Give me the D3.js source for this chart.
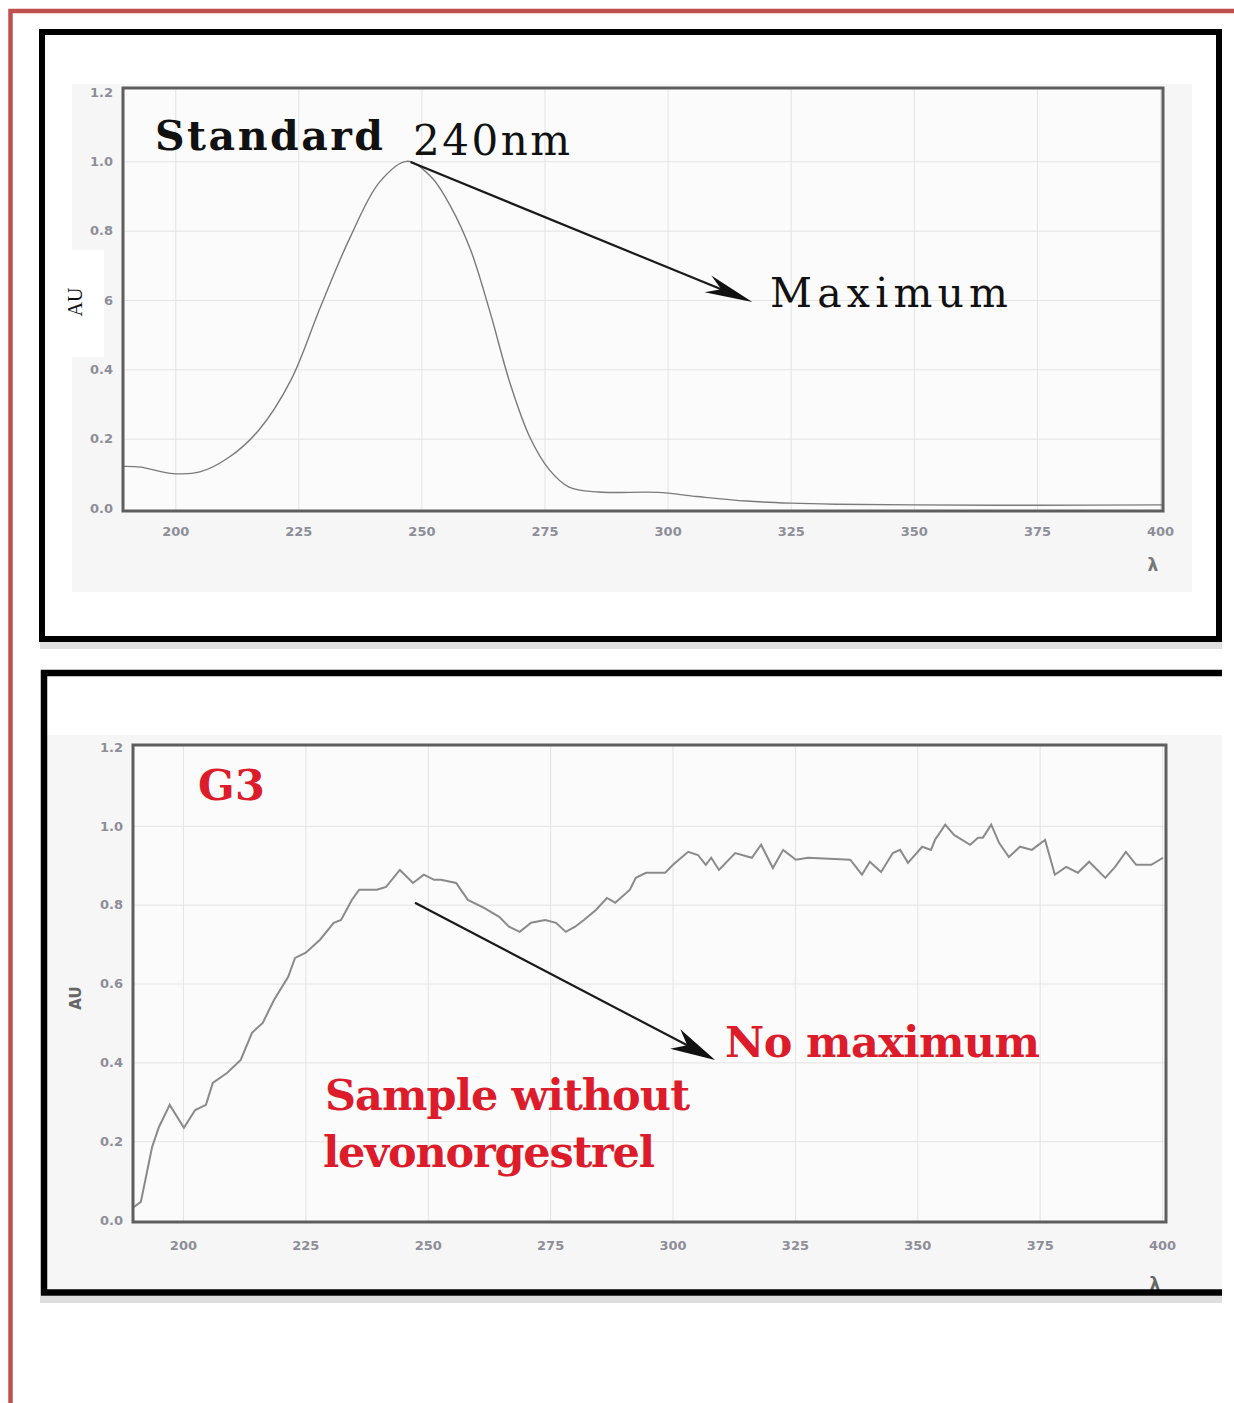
<!DOCTYPE html>
<html>
<head>
<meta charset="utf-8">
<script src="https://cdn.jsdelivr.net/npm/d3@7"></script>
<style>
  body { margin: 0; background: #fff; }
  svg { display: block; }
  .tick text { font-family: "DejaVu Sans", sans-serif; font-weight: bold; font-size: 13px; fill: #8e8e98; }
</style>
</head>
<body>
<svg id="chart" width="1234" height="1403"></svg>
<script>
'use strict';

// Axis ticks shared by both spectra.
var xTicks = [200, 225, 250, 275, 300, 325, 350, 375, 400];
var yTicks = [0, 0.2, 0.4, 0.6, 0.8, 1.0, 1.2];

// Standard levonorgestrel spectrum.
var stdWavelength = [189.5, 193, 199, 205, 211, 217, 223.5, 229.5, 235.5, 241.5, 247, 252, 256, 260, 264,
  268, 272, 276, 280, 286, 298, 306, 316, 325, 334, 350, 375, 400.5];
var stdAbsorbance = [0.12, 0.118, 0.10, 0.104, 0.147, 0.225, 0.369, 0.58, 0.78, 0.94, 1.0, 0.955, 0.868, 0.744, 0.562,
  0.36, 0.205, 0.11, 0.06, 0.046, 0.045, 0.033, 0.02, 0.014, 0.011, 0.009, 0.008, 0.009];

// G3 sample spectrum.
var g3Wavelength = [190.0, 191.4, 193.7, 195.1, 197.3, 200.2, 202.5, 204.7, 206.1, 209.0, 211.8, 214.1, 216.3, 218.6,
  221.5, 222.9, 225.1, 228.0, 230.8, 232.3, 234.5, 236.0, 239.6, 241.5, 244.3, 247.0, 249.2, 251.3, 252.7, 255.8,
  258.2, 261.5, 264.6, 266.6, 268.8, 271.1, 274.0, 276.2, 278.2, 280.1, 281.9, 284.4, 286.6, 288.3, 291.3, 292.5,
  294.6, 298.5, 300.1, 303.2, 305.2, 306.8, 307.9, 309.5, 312.8, 316.2, 318.1, 320.5, 322.6, 325.2, 327.7, 336.3,
  338.7, 340.3, 342.6, 345.0, 346.5, 348.1, 351.0, 352.8, 353.6, 355.7, 357.5, 360.8, 362.4, 363.4, 365.1, 366.7,
  368.7, 371.0, 373.4, 376.1, 378.1, 380.4, 382.8, 385.1, 388.4, 390.4, 392.6, 394.7, 397.8, 400.2];
var g3Absorbance = [0.033, 0.046, 0.185, 0.236, 0.292, 0.234, 0.279, 0.292, 0.348, 0.373, 0.406, 0.475, 0.5, 0.558,
  0.617, 0.665, 0.678, 0.711, 0.754, 0.761, 0.812, 0.838, 0.838, 0.845, 0.888, 0.855, 0.876, 0.863, 0.863, 0.855,
  0.812, 0.792, 0.769, 0.744, 0.731, 0.754, 0.761, 0.754, 0.731, 0.744, 0.761, 0.787, 0.817, 0.805, 0.838, 0.868,
  0.881, 0.881, 0.901, 0.934, 0.926, 0.901, 0.919, 0.888, 0.931, 0.919, 0.952, 0.893, 0.939, 0.914, 0.919, 0.914,
  0.876, 0.909, 0.883, 0.931, 0.939, 0.906, 0.947, 0.939, 0.964, 1.003, 0.977, 0.952, 0.97, 0.97, 1.003, 0.957,
  0.921, 0.947, 0.939, 0.964, 0.876, 0.896, 0.881, 0.909, 0.868, 0.896, 0.934, 0.901, 0.901, 0.919];

var red = '#dd1c2b';
var svg = d3.select('#chart');

// Page decoration: soft shadow under each black frame.
function frameShadow(x, y, w) {
  svg.append('rect').attr('x', x).attr('y', y).attr('width', w).attr('height', 7)
    .attr('fill', '#c8c8c8').attr('opacity', 0.6);
}

// Draw one spectrum panel and hand back its scales for annotations.
function drawPlot(o) {
  var x = d3.scaleLinear().domain(o.xDomain).range([o.left, o.right]);
  var y = d3.scaleLinear().domain([0, 1.2]).range([o.y0, o.y12]);
  var g = svg.append('g');

  g.append('rect')
    .attr('x', o.left).attr('y', o.top)
    .attr('width', o.right - o.left).attr('height', o.bottom - o.top)
    .attr('fill', '#fbfbfb');

  // Grid lines.
  var gx = g.append('g')
    .attr('transform', 'translate(0,' + o.bottom + ')')
    .call(d3.axisBottom(x).tickValues(xTicks).tickSize(-(o.bottom - o.top)).tickFormat(''));
  var gy = g.append('g')
    .attr('transform', 'translate(' + o.left + ',0)')
    .call(d3.axisLeft(y).tickValues(yTicks.slice(1, -1)).tickSize(-(o.right - o.left)).tickFormat(''));
  [gx, gy].forEach(function(a) {
    a.select('.domain').remove();
    a.selectAll('line').attr('stroke', '#e3e3e3');
  });

  var line = d3.line()
    .x(function(d) { return x(d[0]); })
    .y(function(d) { return y(d[1]); })
    .curve(o.curve);

  g.append('path')
    .datum(d3.zip(o.wl, o.au))
    .attr('d', line)
    .attr('fill', 'none')
    .attr('stroke', o.stroke)
    .attr('stroke-width', o.strokeWidth);

  g.append('rect')
    .attr('x', o.left).attr('y', o.top)
    .attr('width', o.right - o.left).attr('height', o.bottom - o.top)
    .attr('fill', 'none').attr('stroke', '#5e5e5e').attr('stroke-width', 3);

  // Tick labels.
  var ax = g.append('g')
    .attr('transform', 'translate(0,' + o.bottom + ')')
    .call(d3.axisBottom(x).tickValues(xTicks).tickSize(0).tickPadding(o.xPad));
  var ay = g.append('g')
    .attr('transform', 'translate(' + o.left + ',0)')
    .call(d3.axisLeft(y).tickValues(yTicks).tickSize(0).tickPadding(o.yPad).tickFormat(d3.format('.1f')));
  ax.select('.domain').remove();
  ay.select('.domain').remove();

  return { x: x, y: y };
}

function arrow(x1, y1, x2, y2, len, half) {
  var a = Math.atan2(y2 - y1, x2 - x1);
  var c = Math.cos(a), s = Math.sin(a);
  var bx = x2 - len * c, by = y2 - len * s;
  var nx = x2 - len * 0.7 * c, ny = y2 - len * 0.7 * s;
  svg.append('line')
    .attr('x1', x1).attr('y1', y1).attr('x2', nx).attr('y2', ny)
    .attr('stroke', '#1a1a1a').attr('stroke-width', 2.2);
  svg.append('path')
    .attr('d', 'M' + x2 + ',' + y2 +
      'L' + (bx - half * s) + ',' + (by + half * c) +
      'L' + nx + ',' + ny +
      'L' + (bx + half * s) + ',' + (by - half * c) + 'Z')
    .attr('fill', '#111');
}

// ---- top panel: standard ----
svg.append('rect').attr('x', 72).attr('y', 84).attr('width', 1120).attr('height', 508).attr('fill', '#f6f6f6');

var stdPlot = drawPlot({
  wl: stdWavelength, au: stdAbsorbance,
  xDomain: [189.4, 400.6], left: 123, right: 1163, top: 88, bottom: 511,
  y0: 508, y12: 92, xPad: 16, yPad: 10,
  curve: d3.curveCatmullRom, stroke: '#7a7a7a', strokeWidth: 1.4
});

svg.append('text').attr('x', 1153).attr('y', 571).attr('text-anchor', 'middle')
  .attr('font-family', 'DejaVu Sans, sans-serif').attr('font-weight', 'bold')
  .attr('font-size', 17).attr('fill', '#777').text('λ');

// white patch that hides the "0." of the 0.6 label, with the AU title on it
svg.append('rect').attr('x', 52).attr('y', 250).attr('width', 52).attr('height', 107).attr('fill', '#fff');
svg.append('text').attr('transform', 'translate(82,302) rotate(-90)').attr('text-anchor', 'middle')
  .attr('font-family', 'Liberation Serif, serif').attr('font-size', 20).attr('fill', '#111').text('AU');

svg.append('text').attr('x', 155).attr('y', 150)
  .attr('font-family', 'DejaVu Serif, serif').attr('font-weight', 'bold').attr('font-size', 41)
  .attr('textLength', 228).attr('lengthAdjust', 'spacing').attr('fill', '#111').text('Standard');
svg.append('text').attr('x', 413).attr('y', 155)
  .attr('font-family', 'DejaVu Serif, serif').attr('font-size', 42)
  .attr('textLength', 157).attr('lengthAdjust', 'spacing').attr('fill', '#111').text('240nm');
svg.append('text').attr('x', 770).attr('y', 307)
  .attr('font-family', 'DejaVu Serif, serif').attr('font-size', 41)
  .attr('textLength', 238).attr('lengthAdjust', 'spacing').attr('fill', '#111').text('Maximum');

arrow(stdPlot.x(247.8), stdPlot.y(0.998), stdPlot.x(317.2), stdPlot.y(0.594), 48, 9);

// ---- bottom panel: G3 ----
svg.append('rect').attr('x', 47).attr('y', 735).attr('width', 1175).attr('height', 554).attr('fill', '#f6f6f6');

var g3Plot = drawPlot({
  wl: g3Wavelength, au: g3Absorbance,
  xDomain: [189.8, 400.8], left: 133, right: 1166, top: 745, bottom: 1222,
  y0: 1220, y12: 747, xPad: 19, yPad: 10,
  curve: d3.curveLinear, stroke: '#8a8a8a', strokeWidth: 2
});

svg.append('text').attr('transform', 'translate(81,998) rotate(-90)').attr('text-anchor', 'middle')
  .attr('font-family', 'DejaVu Sans, sans-serif').attr('font-weight', 'bold')
  .attr('font-size', 15).attr('fill', '#666').text('AU');
svg.append('text').attr('x', 1155).attr('y', 1290).attr('text-anchor', 'middle')
  .attr('font-family', 'DejaVu Sans, sans-serif').attr('font-weight', 'bold')
  .attr('font-size', 17).attr('fill', '#666').text('λ');

function redText(str, x, y, w) {
  svg.append('text').attr('x', x).attr('y', y)
    .attr('font-family', 'DejaVu Serif, serif').attr('font-weight', 'bold').attr('font-size', 43)
    .attr('textLength', w).attr('lengthAdjust', 'spacing').attr('fill', red).text(str);
}
redText('G3', 198, 800, 67);
redText('No maximum', 725, 1057, 315);
redText('Sample without', 325, 1110, 365);
redText('levonorgestrel', 323, 1167, 332);

arrow(g3Plot.x(247.4), g3Plot.y(0.805), g3Plot.x(308.7), g3Plot.y(0.406), 45, 11);

// ---- frames and page border ----
frameShadow(40, 642, 1182);
svg.append('rect').attr('x', 42).attr('y', 32).attr('width', 1177).attr('height', 607)
  .attr('fill', 'none').attr('stroke', '#000').attr('stroke-width', 6);

frameShadow(40, 1296, 1182);
svg.append('path').attr('d', 'M1222,673H44V1292.5H1222')
  .attr('fill', 'none').attr('stroke', '#000').attr('stroke-width', 6.5);

svg.append('path').attr('d', 'M1234,11H10.5V1403')
  .attr('fill', 'none').attr('stroke', '#c0504d').attr('stroke-width', 4.5);
</script>
</body>
</html>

What you need to do ▸ Exactly as they appear, print the lines of the listing above from its first line through the line that contains "0.009, 0.008, 0.009];", minus the pictures.

The completed task ▸
Give me the D3.js source for this chart.
<!DOCTYPE html>
<html>
<head>
<meta charset="utf-8">
<script src="https://cdn.jsdelivr.net/npm/d3@7"></script>
<style>
  body { margin: 0; background: #fff; }
  svg { display: block; }
  .tick text { font-family: "DejaVu Sans", sans-serif; font-weight: bold; font-size: 13px; fill: #8e8e98; }
</style>
</head>
<body>
<svg id="chart" width="1234" height="1403"></svg>
<script>
'use strict';

// Axis ticks shared by both spectra.
var xTicks = [200, 225, 250, 275, 300, 325, 350, 375, 400];
var yTicks = [0, 0.2, 0.4, 0.6, 0.8, 1.0, 1.2];

// Standard levonorgestrel spectrum.
var stdWavelength = [189.5, 193, 199, 205, 211, 217, 223.5, 229.5, 235.5, 241.5, 247, 252, 256, 260, 264,
  268, 272, 276, 280, 286, 298, 306, 316, 325, 334, 350, 375, 400.5];
var stdAbsorbance = [0.12, 0.118, 0.10, 0.104, 0.147, 0.225, 0.369, 0.58, 0.78, 0.94, 1.0, 0.955, 0.868, 0.744, 0.562,
  0.36, 0.205, 0.11, 0.06, 0.046, 0.045, 0.033, 0.02, 0.014, 0.011, 0.009, 0.008, 0.009];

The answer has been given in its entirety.